From the listing below, copy word for word every line starting at the one that includes "Rebuild this chart" and ending at the one that includes "const fmt = (v: number)"; the pictures are omitted.

##### Material shown

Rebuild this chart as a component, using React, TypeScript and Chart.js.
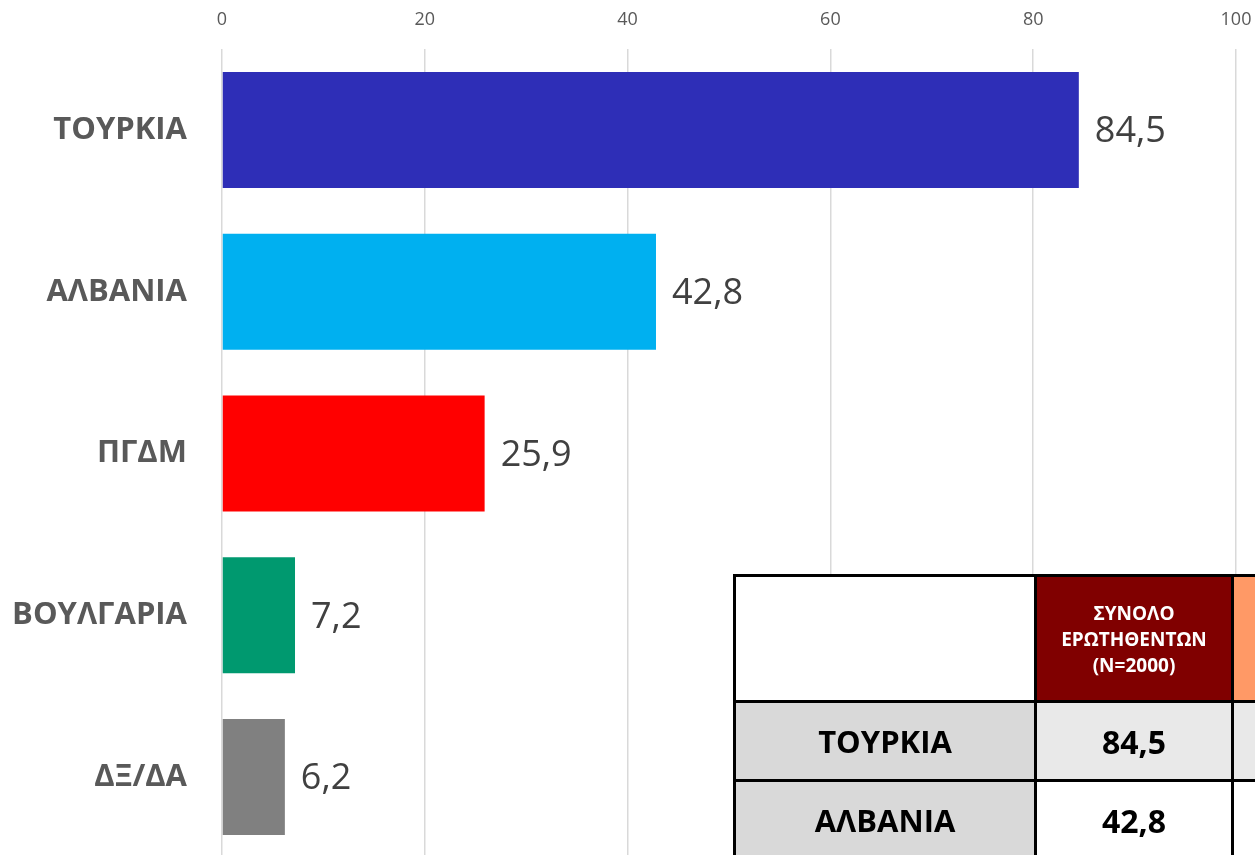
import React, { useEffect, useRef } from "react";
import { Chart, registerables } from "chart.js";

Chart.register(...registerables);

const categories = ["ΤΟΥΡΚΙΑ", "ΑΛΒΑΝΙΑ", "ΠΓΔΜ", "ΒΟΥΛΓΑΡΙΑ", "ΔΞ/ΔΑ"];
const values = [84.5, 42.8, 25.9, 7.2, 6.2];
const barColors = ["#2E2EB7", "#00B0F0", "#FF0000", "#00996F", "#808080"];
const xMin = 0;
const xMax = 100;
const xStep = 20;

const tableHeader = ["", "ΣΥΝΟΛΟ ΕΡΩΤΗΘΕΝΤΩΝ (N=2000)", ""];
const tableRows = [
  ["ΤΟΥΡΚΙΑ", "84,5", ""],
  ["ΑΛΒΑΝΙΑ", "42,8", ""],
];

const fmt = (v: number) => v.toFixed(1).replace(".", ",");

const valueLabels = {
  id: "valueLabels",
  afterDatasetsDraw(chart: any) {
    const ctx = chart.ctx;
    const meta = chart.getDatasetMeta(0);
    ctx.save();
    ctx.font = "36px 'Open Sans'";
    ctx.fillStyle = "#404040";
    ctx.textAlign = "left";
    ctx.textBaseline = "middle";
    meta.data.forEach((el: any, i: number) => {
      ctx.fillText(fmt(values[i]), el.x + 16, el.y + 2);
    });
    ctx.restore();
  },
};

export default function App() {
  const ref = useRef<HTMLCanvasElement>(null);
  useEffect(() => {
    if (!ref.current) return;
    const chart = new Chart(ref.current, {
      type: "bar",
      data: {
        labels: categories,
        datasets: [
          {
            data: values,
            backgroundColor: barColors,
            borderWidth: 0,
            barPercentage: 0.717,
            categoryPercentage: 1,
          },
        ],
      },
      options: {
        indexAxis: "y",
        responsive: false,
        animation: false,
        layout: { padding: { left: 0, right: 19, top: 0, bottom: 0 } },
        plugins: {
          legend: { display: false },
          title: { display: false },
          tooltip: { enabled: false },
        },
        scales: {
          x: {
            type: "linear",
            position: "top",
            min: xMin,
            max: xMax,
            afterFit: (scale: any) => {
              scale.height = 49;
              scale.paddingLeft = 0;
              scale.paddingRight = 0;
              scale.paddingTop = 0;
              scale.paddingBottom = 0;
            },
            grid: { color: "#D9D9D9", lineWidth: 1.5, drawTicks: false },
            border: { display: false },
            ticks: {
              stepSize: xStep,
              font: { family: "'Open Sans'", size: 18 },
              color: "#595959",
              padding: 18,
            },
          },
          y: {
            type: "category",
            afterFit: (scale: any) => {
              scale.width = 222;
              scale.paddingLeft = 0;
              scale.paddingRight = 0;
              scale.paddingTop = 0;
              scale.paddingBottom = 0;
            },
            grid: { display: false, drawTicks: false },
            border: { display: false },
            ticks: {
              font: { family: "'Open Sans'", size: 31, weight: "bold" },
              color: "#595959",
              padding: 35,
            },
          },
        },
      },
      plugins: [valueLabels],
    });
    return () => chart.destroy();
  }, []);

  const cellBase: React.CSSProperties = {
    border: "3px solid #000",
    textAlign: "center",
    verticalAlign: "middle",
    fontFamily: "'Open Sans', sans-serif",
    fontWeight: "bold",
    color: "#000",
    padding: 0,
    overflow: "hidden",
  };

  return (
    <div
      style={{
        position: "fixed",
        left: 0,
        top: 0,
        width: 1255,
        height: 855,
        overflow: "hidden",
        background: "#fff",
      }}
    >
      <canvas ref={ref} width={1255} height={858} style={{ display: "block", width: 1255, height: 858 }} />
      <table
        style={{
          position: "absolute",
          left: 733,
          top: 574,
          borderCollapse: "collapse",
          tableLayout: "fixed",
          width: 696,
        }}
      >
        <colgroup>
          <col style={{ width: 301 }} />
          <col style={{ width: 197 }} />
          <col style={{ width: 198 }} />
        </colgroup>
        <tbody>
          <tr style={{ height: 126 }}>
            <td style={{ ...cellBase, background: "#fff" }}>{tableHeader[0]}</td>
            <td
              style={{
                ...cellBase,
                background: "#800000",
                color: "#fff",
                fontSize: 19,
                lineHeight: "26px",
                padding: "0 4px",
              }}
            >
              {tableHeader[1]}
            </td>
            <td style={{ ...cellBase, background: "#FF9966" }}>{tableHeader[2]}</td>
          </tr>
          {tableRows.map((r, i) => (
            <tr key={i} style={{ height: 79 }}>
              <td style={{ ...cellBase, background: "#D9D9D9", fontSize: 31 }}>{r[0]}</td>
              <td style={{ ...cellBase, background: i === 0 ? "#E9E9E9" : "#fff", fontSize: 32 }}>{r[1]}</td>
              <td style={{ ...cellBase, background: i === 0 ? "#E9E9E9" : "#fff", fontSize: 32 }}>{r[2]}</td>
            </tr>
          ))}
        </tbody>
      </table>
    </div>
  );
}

##########
##### Material shown

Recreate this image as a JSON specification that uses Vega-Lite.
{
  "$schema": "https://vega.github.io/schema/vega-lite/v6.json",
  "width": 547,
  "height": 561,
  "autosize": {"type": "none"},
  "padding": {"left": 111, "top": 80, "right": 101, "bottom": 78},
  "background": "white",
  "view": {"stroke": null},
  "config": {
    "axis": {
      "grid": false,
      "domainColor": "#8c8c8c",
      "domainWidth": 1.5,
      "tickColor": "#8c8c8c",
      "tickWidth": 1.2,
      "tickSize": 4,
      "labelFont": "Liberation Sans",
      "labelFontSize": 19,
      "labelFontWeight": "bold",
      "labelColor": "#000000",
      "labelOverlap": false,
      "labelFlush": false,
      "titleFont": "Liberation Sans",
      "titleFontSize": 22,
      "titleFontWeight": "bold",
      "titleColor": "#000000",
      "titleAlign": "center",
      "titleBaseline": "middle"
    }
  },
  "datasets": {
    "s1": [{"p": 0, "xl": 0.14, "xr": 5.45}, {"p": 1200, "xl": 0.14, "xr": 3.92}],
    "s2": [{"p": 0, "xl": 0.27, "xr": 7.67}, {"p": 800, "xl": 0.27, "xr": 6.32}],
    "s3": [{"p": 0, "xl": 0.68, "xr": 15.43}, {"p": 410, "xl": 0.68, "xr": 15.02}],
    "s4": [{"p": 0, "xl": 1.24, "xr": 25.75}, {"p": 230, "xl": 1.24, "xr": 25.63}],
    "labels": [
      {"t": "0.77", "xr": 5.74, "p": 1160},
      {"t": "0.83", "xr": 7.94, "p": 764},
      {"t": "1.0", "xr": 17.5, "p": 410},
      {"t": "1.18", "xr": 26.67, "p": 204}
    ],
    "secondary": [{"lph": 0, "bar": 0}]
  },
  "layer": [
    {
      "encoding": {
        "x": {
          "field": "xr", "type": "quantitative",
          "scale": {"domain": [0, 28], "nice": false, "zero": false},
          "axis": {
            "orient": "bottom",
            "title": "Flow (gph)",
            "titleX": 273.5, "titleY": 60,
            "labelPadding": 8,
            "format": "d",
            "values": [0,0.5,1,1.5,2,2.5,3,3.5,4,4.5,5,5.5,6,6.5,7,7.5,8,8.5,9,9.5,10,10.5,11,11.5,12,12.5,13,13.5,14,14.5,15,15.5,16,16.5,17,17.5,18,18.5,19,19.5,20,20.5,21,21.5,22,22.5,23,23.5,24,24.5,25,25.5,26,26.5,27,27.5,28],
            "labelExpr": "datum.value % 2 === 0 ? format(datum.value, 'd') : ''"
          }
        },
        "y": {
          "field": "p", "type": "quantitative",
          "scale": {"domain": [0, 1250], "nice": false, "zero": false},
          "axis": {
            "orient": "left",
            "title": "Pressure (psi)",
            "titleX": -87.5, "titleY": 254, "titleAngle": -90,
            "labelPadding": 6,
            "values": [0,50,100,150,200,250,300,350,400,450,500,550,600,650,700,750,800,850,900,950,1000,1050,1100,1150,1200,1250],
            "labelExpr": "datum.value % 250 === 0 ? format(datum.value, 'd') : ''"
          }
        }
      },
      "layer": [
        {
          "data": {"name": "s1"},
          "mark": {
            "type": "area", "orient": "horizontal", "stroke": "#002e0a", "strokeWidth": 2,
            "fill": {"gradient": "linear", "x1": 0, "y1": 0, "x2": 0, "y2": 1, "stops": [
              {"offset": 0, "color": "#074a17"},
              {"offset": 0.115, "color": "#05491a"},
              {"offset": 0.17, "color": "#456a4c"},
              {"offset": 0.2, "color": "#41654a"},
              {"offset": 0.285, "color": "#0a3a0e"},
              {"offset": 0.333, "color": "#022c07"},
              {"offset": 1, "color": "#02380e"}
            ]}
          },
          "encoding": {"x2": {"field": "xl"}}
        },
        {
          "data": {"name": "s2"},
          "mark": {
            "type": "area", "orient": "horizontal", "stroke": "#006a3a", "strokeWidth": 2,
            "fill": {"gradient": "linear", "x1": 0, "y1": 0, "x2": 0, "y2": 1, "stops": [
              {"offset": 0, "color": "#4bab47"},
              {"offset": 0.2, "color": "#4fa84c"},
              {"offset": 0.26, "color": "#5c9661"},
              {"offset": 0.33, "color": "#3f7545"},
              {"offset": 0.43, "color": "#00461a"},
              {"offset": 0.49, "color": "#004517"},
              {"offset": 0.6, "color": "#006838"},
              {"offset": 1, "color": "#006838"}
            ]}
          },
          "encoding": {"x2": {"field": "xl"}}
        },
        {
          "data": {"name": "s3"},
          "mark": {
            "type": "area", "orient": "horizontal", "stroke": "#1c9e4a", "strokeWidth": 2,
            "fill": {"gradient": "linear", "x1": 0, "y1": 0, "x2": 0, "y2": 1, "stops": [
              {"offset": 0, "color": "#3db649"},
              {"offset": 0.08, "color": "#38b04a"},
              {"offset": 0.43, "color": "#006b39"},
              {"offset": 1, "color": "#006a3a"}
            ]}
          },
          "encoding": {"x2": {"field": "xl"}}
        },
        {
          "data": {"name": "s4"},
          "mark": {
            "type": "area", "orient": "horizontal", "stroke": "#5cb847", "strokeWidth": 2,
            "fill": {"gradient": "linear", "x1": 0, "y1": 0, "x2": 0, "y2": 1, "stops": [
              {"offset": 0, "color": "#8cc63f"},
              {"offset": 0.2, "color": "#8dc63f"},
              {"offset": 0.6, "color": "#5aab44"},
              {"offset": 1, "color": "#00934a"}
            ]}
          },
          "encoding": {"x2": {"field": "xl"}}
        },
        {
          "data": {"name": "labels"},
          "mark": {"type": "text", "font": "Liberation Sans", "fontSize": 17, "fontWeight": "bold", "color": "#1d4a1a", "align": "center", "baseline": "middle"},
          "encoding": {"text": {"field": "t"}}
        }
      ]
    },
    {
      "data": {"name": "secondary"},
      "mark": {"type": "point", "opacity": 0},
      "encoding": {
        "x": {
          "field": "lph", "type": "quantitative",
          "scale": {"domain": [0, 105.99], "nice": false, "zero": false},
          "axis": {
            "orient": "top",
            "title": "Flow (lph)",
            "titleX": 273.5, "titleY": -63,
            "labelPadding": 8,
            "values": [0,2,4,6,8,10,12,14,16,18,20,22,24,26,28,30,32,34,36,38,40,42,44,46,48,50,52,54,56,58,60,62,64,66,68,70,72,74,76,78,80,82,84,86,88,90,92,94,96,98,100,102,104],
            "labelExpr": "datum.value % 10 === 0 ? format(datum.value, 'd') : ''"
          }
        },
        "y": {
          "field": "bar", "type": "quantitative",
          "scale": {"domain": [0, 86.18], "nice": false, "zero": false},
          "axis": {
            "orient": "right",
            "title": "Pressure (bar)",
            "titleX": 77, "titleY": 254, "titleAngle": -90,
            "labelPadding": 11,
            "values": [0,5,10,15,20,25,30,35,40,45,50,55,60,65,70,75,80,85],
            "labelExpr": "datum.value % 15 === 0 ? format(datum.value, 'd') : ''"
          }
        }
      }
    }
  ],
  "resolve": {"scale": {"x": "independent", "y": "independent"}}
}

##########

- **Task output**:
Rebuild this chart as a component, using React, TypeScript and Chart.js.
import React, { useEffect, useRef } from "react";
import { Chart, registerables } from "chart.js";

Chart.register(...registerables);

const categories = ["ΤΟΥΡΚΙΑ", "ΑΛΒΑΝΙΑ", "ΠΓΔΜ", "ΒΟΥΛΓΑΡΙΑ", "ΔΞ/ΔΑ"];
const values = [84.5, 42.8, 25.9, 7.2, 6.2];
const barColors = ["#2E2EB7", "#00B0F0", "#FF0000", "#00996F", "#808080"];
const xMin = 0;
const xMax = 100;
const xStep = 20;

const tableHeader = ["", "ΣΥΝΟΛΟ ΕΡΩΤΗΘΕΝΤΩΝ (N=2000)", ""];
const tableRows = [
  ["ΤΟΥΡΚΙΑ", "84,5", ""],
  ["ΑΛΒΑΝΙΑ", "42,8", ""],
];

const fmt = (v: number) => v.toFixed(1).replace(".", ",");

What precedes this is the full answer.